Still, Miltenberger feels it’s vital for the GNWT to press ahead with infrastructure spending, including work on the Mackenzie Valley highway and fibre optic line.

“The job of government is not only to manage money but to take on carefully considered investments to do things that, in my mind, are going to promote better quality of life, economic development, critical infrastructure,” Miltenberger said.

Weledeh MLA Bob Bromley has already dismissed some of these projects as a “subsidy for big industry.” He’s not entirely wrong, but you could say the same for all of the territory’s existing highways. They’re a subsidy for industry, sure, but they’re also a subsidy for everyone else.

One item from the last budget’s wishlist is the proposal to connect the territory’s two separate hydro grids together and add an intertie to Saskatchewan that would have allowed the NWT import cheaper power from the south. Miltenberger said the actual cost of that project was going to end up at around $1.2 billion, nearly double the original estimate. “It priced itself off our priority list,” he said. Instead, the government now wants to plow capital into new power generation projects of the renewable variety, although there won’t be many firm commitments until after the energy charrette this fall.

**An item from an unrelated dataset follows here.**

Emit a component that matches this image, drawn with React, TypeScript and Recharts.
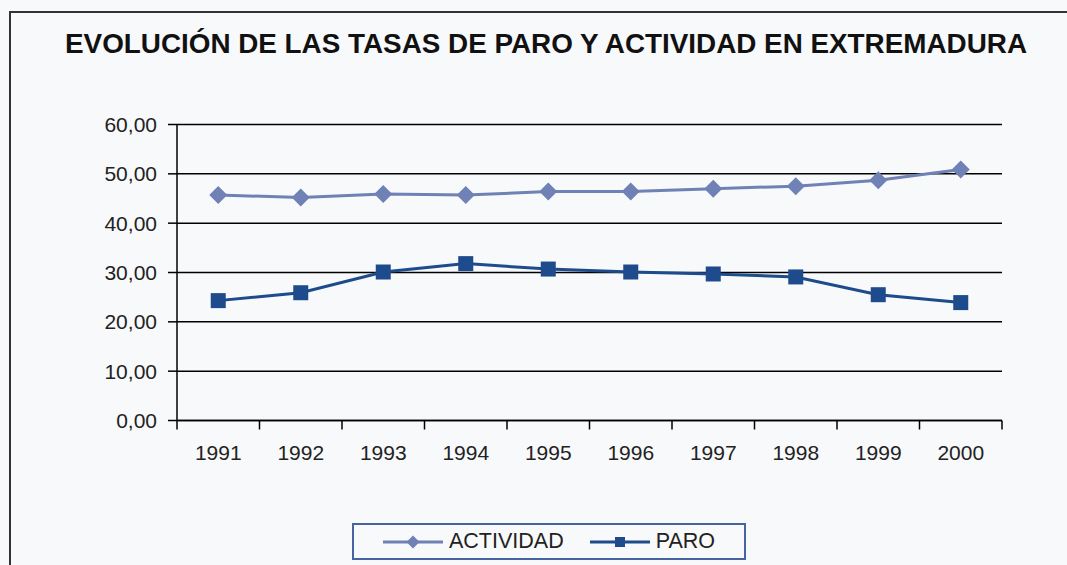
import { CartesianGrid, LineChart, Line, XAxis, YAxis } from "recharts";

const years = ["1991", "1992", "1993", "1994", "1995", "1996", "1997", "1998", "1999", "2000"];
const actividad = [45.7, 45.2, 45.9, 45.7, 46.4, 46.4, 47.0, 47.5, 48.7, 50.9];
const paro = [24.3, 25.9, 30.1, 31.8, 30.7, 30.1, 29.7, 29.1, 25.5, 23.9];
const yTicks = [0, 10, 20, 30, 40, 50, 60];

const ACT_COLOR = "#6f81b5";
const PARO_COLOR = "#1d4b8b";
const FONT = "'Liberation Sans', Arial, sans-serif";

const data = years.map((year, i) => ({ x: i + 1, year, actividad: actividad[i], paro: paro[i] }));
// category slots run from 0.5 to 10.5; integer ticks carry the year, half ticks the tick marks
const xTicks = Array.from({ length: years.length * 2 + 1 }, (_, i) => 0.5 + i * 0.5);

const fmt = (v: number) => v.toFixed(2).replace(".", ",");

function Diamond({ cx, cy, r = 9, fill }: any) {
  if (cx == null || cy == null) return null;
  return <polygon points={`${cx},${cy - r} ${cx + r},${cy} ${cx},${cy + r} ${cx - r},${cy}`} fill={fill} />;
}

function Square({ cx, cy, s = 15, fill }: any) {
  if (cx == null || cy == null) return null;
  return <rect x={cx - s / 2} y={cy - s / 2} width={s} height={s} fill={fill} />;
}

function XTick({ x, y, payload }: any) {
  const v = payload.value as number;
  if (Number.isInteger(v)) {
    return (
      <text x={x} y={y} dy="0.71em" textAnchor="middle" fontSize={21} fontFamily={FONT} fill="#222">
        {years[v - 1]}
      </text>
    );
  }
  return <line x1={x} x2={x} y1={y - 25} y2={y - 16} stroke="#000" strokeWidth={1.5} />;
}

function LegendItem({ label, color, square }: { label: string; color: string; square?: boolean }) {
  return (
    <div style={{ display: "flex", alignItems: "center", gap: 6 }}>
      <svg width={60} height={14}>
        <line x1={0} x2={60} y1={7} y2={7} stroke={color} strokeWidth={3} />
        {square ? <Square cx={30} cy={7} s={10} fill={color} /> : <Diamond cx={30} cy={7} r={6.5} fill={color} />}
      </svg>
      <span>{label}</span>
    </div>
  );
}

export default function App() {
  return (
    <div style={{ position: "absolute", left: 0, top: 0, width: 1067, height: 565, background: "#f8f9fb", overflow: "hidden", fontFamily: FONT }}>
      <div style={{ position: "absolute", left: 9, top: 11, width: 1100, height: 600, borderLeft: "2px solid #333", borderTop: "2px solid #333" }} />
      <svg style={{ position: "absolute", left: 0, top: 0 }} width={1067} height={70}>
        <text x={546} y={53} textAnchor="middle" fontSize={27.5} fontWeight="bold" fontFamily={FONT} fill="#111" textLength={962} lengthAdjust="spacingAndGlyphs">
          EVOLUCIÓN DE LAS TASAS DE PARO Y ACTIVIDAD EN EXTREMADURA
        </text>
      </svg>
      <div style={{ position: "absolute", left: 0, top: 0 }}>
        <LineChart width={1067} height={500} data={data} margin={{ top: 124.5, right: 65, bottom: 19.5, left: 0 }}>
          <CartesianGrid vertical={false} stroke="#000" strokeWidth={1.5} />
          <XAxis
            dataKey="x"
            type="number"
            domain={[0.5, 10.5]}
            ticks={xTicks}
            interval={0}
            height={60}
            tickLine={false}
            tickSize={9}
            tickMargin={16}
            tick={<XTick />}
            axisLine={{ stroke: "#000", strokeWidth: 1.5 }}
          />
          <YAxis
            domain={[0, 60]}
            ticks={yTicks}
            width={177}
            tickSize={9}
            tickMargin={11}
            tickFormatter={fmt}
            tick={{ fontSize: 21, fill: "#222", fontFamily: FONT }}
            tickLine={{ stroke: "#000", strokeWidth: 1.5 }}
            axisLine={{ stroke: "#000", strokeWidth: 1.5 }}
          />
          <Line dataKey="actividad" name="ACTIVIDAD" stroke={ACT_COLOR} strokeWidth={3} isAnimationActive={false}
            dot={(p: any) => <Diamond key={`a${p.index}`} cx={p.cx} cy={p.cy} fill={ACT_COLOR} />} activeDot={false} />
          <Line dataKey="paro" name="PARO" stroke={PARO_COLOR} strokeWidth={3} isAnimationActive={false}
            dot={(p: any) => <Square key={`p${p.index}`} cx={p.cx} cy={p.cy} fill={PARO_COLOR} />} activeDot={false} />
        </LineChart>
      </div>
      <div style={{ position: "absolute", left: 352, top: 523, width: 394, height: 37, boxSizing: "border-box", border: "2px solid #4664a2", display: "flex", alignItems: "center", justifyContent: "center", gap: 26, fontSize: 21.5, color: "#222" }}>
        <LegendItem label="ACTIVIDAD" color={ACT_COLOR} />
        <LegendItem label="PARO" color={PARO_COLOR} square />
      </div>
    </div>
  );
}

Maybe you think Miltenberger’s wrong. There’s certainly no guaranteed return on investment. And the government continues to shortchange investments in education, mental health and substance abuse treatment that would also pay long-term economic dividends. But building an economy less reliant on resource extraction requires cheaper power, internet and freight. And you may also have noticed that people are flipping out about the cost of living right now.

The criticisms from regular members are a sign they’re doing their job. They should be criticizing the government’s plans here. Not for a second should you feel sorry for him, but Miltenberger does have a point when he says that for every question from the regular caucus about debt, there’s a question about the cost of living, about the price of electricity. “We’ve got to be able to come up with a plan,” he said. “And it’s going to cost some serious money to do that.”